LovePosted by Eskil Tue, August 23, 2011 22:08:07
The value of money doesn't scale linearly with how much you have. You see, some dollars are worth more then others. Having more gives you more negotiation leverage, it gives you economy of scale and means that the things we all have to pay can be covered by a smaller part of your income. The plane ticket to go to a city to sign a million dollar deal, is not any less expensive then a plane ticket you needed to go sign a billion dollar deal. The natural state of any unregulated economy is to give the rich a slight advantage proportionally to the poor. Sure, any one can win or loose, but like in a casino, this slight advantage will over a long enough time scale make sure the house always wins. You could say that "fair" as in equal for all, isn't fair at all. A worker earning half as much as an other will have less then half the financial freedom since they both need to pay for the same number of meals each day.
For a brief point in time in the 20th century, this imbalance was reversed and it led to the greatest development our history has ever seen. With the industrial revolution, the rich needed people to fill the factories, and that empowered the poor. Threw legislation, strikes, unionization, and the fear of communist revolt, the poor where able to negotiate a bigger peace of the cake and become richer. This new middle class created a vast new group of consumers that made it even more profitable for the rich to start more companies and hire more people. Everyone benefited.
However, the rich took a good look at their books and found that their main expenditure was the workers. Using machines, effectivization, and out sourcing they where able to cut that costs significantly. If one or a few companies do this it wont matter much, but if all of them do, there will not be enough consumers. Everyone wants someone else to pay their workers enough to buy the stuff we make, but no one wants to pay their own. Every country wants to export their way out of any problem hoping there is some other country who still pays their people enough to buy what ever we make. With such effective means of production, and with so few who can buy, all attention has turned to sales through marketing, branding, and PR. Making stuff is easy, its finding someone who wants it that is hard. Sales is the bureaucracy of capitalism, and our level of bureaucracy has long past any other system.

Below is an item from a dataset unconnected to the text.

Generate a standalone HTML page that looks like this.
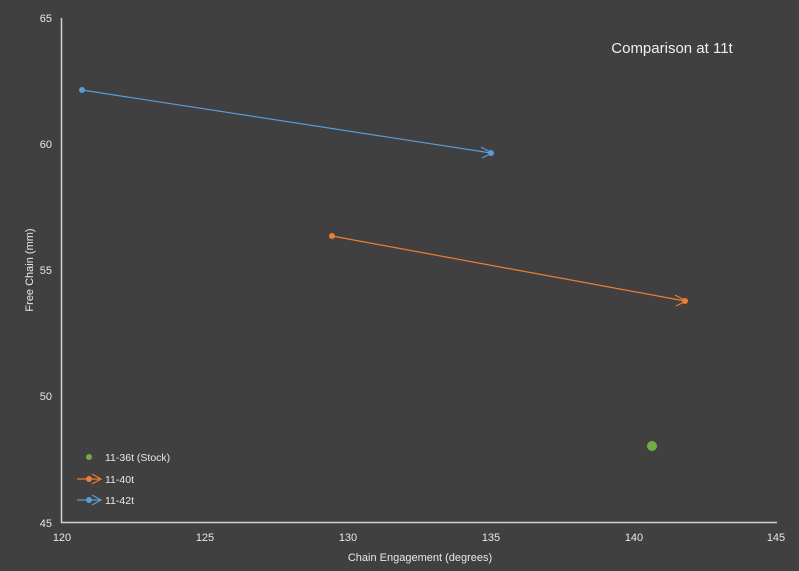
<!DOCTYPE html>
<html><head><style>body{margin:0;background:#404040}</style></head><body>
<svg width="799" height="571" viewBox="0 0 799 571" xmlns="http://www.w3.org/2000/svg" style="display:block;font-family:'Liberation Sans',sans-serif">
<rect width="799" height="571" fill="#404040"/>
<line x1="61.5" y1="18" x2="61.5" y2="523" stroke="#d0d0d0" stroke-width="1.5"/>
<line x1="61" y1="522.5" x2="777" y2="522.5" stroke="#d0d0d0" stroke-width="1.5"/>
<g fill="#e8e8e8" font-size="11" text-anchor="end">
<text x="52" y="22">65</text><text x="52" y="148">60</text><text x="52" y="274">55</text><text x="52" y="400">50</text><text x="52" y="527">45</text>
</g>
<g fill="#e8e8e8" font-size="11" text-anchor="middle">
<text x="62" y="541">120</text><text x="205" y="541">125</text><text x="348" y="541">130</text><text x="491" y="541">135</text><text x="634" y="541">140</text><text x="776" y="541">145</text>
</g>
<text x="420" y="561" fill="#e8e8e8" font-size="11" text-anchor="middle">Chain Engagement  (degrees)</text>
<text transform="translate(33,270) rotate(-90)" fill="#e8e8e8" font-size="11" text-anchor="middle">Free Chain (mm)</text>
<text x="672" y="53" fill="#f0f0f0" font-size="15" text-anchor="middle">Comparison at 11t</text>
<line x1="82" y1="90" x2="491" y2="153" stroke="#5b9bd5" stroke-width="1.2"/>
<circle cx="82" cy="90" r="3" fill="#5b9bd5"/><circle cx="491" cy="153" r="3" fill="#5b9bd5"/>
<path d="M481 147 L492 153 L482 158" fill="none" stroke="#5b9bd5" stroke-width="1.2"/>
<line x1="332" y1="236" x2="685" y2="301" stroke="#ed7d31" stroke-width="1.2"/>
<circle cx="332" cy="236" r="3" fill="#ed7d31"/><circle cx="685" cy="301" r="3" fill="#ed7d31"/>
<path d="M675 295 L686 301 L676 306" fill="none" stroke="#ed7d31" stroke-width="1.2"/>
<circle cx="652" cy="446" r="5" fill="#70ad47"/>
<circle cx="89" cy="457" r="3" fill="#70ad47"/>
<text x="105" y="461" fill="#e8e8e8" font-size="10.5">11-36t (Stock)</text>
<line x1="77" y1="479" x2="100" y2="479" stroke="#ed7d31" stroke-width="1.2"/><circle cx="89" cy="479" r="3" fill="#ed7d31"/>
<path d="M92 474 L101 479 L92 484" fill="none" stroke="#ed7d31" stroke-width="1.2"/>
<text x="105" y="483" fill="#e8e8e8" font-size="10.5">11-40t</text>
<line x1="77" y1="500" x2="100" y2="500" stroke="#5b9bd5" stroke-width="1.2"/><circle cx="89" cy="500" r="3" fill="#5b9bd5"/>
<path d="M92 495 L101 500 L92 505" fill="none" stroke="#5b9bd5" stroke-width="1.2"/>
<text x="105" y="504" fill="#e8e8e8" font-size="10.5">11-42t</text>
</svg>
</body></html>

With no one to buy, what are the rich to do? If there aren't enough people to buy what is already made, why make something new? The only people who can afford to buy something expensive enough, for a rich person to bother to get out of bed is someone else who is rich. But what can you sell to someone who already has everything? The answer is value. Increases in value, side steps the messy business of actually doing something, and requires only that you can find others who agree that what you own is worth more then what you bought it for. Since nothing "real" can be worth enough to fulfill the trading needs of the very rich, they will eventually either invent something to trade, or over value real assets, leading to a value bubble.
It makes sense to invest in something large rather then something small, so the very existence of the ability to buy stock in an existing enterprise discourages investment in new ones. Who in their right mind would bet on something unproven and small, when they can just as well push a button to buy in to something already proven to be the most successful venture ever? And just to be clear, buying stock is most of the time not to invest in the company, but to give your money to the previous owner of the stock. Venture capital becomes fringe pet projects rather then the back bone of investment. As all rich fight over the few and large we get yet another bubble.
The last three decades, the rich have also tried to make up for the consumer defect by lending the money they can not spend to the government and the poor, to keep them consuming, but now Its leading to a disaster for the rich as well as the poor. Like any other bubble, it does eventually burst.
The further the gap between the few and the many, the inherently less stable the economy gets.
Can we repeat the success of the mid 20th century? Can we uninvent our effectivization? No, Why should we? The fact that increases in productivity has made a significant portion of our population redundant, is a huge victory for mankind. We just need a economic system that recognizes this victory and no longer requires everyone to justify their right to a dignified life through work. The economic system should not try to create business, but rather create customers for the things we need. Then business will flourish by it self. And lets be honest, the work deficit, has never been about things not needing to be done, but rather our economic systems failure to support what needs to be done. Why are we all fighting to make customers happy, when most customers already are? Shouldn't we solve problems that haven't bean solved? We don't need yet another home appliance, in fact out planet can hardly afford the ones we have, but that doesn't say there are no things left to do.
A recognition of the fundamental economical imbalance and what it leads to, should inform our political action. Corporations should have a progressive tax code just like people, and investment that goes to fund actual development, should be taxed lower then asset profits. We should not let the rich have any more then what they know what to do with, because beyond that point bubbles will emerge. The awesome computational power we have today, should make it possible to create a substantially more complex tax system without making it harder to use. Lets fill the customer deficit, by getting done the things we need to make the world a better place, rather then trying to make us buy things we don't need. Our victory over production should afford us to embrace everyones well being.
Some say we shouldn't punish success, but who says the future success will come form the rich? The future may not require the masses, but we will only find the few we need in the masses. Giving as many people as possible the chance to try and fail, is therefor paramount through education, encouragement and financial security for all.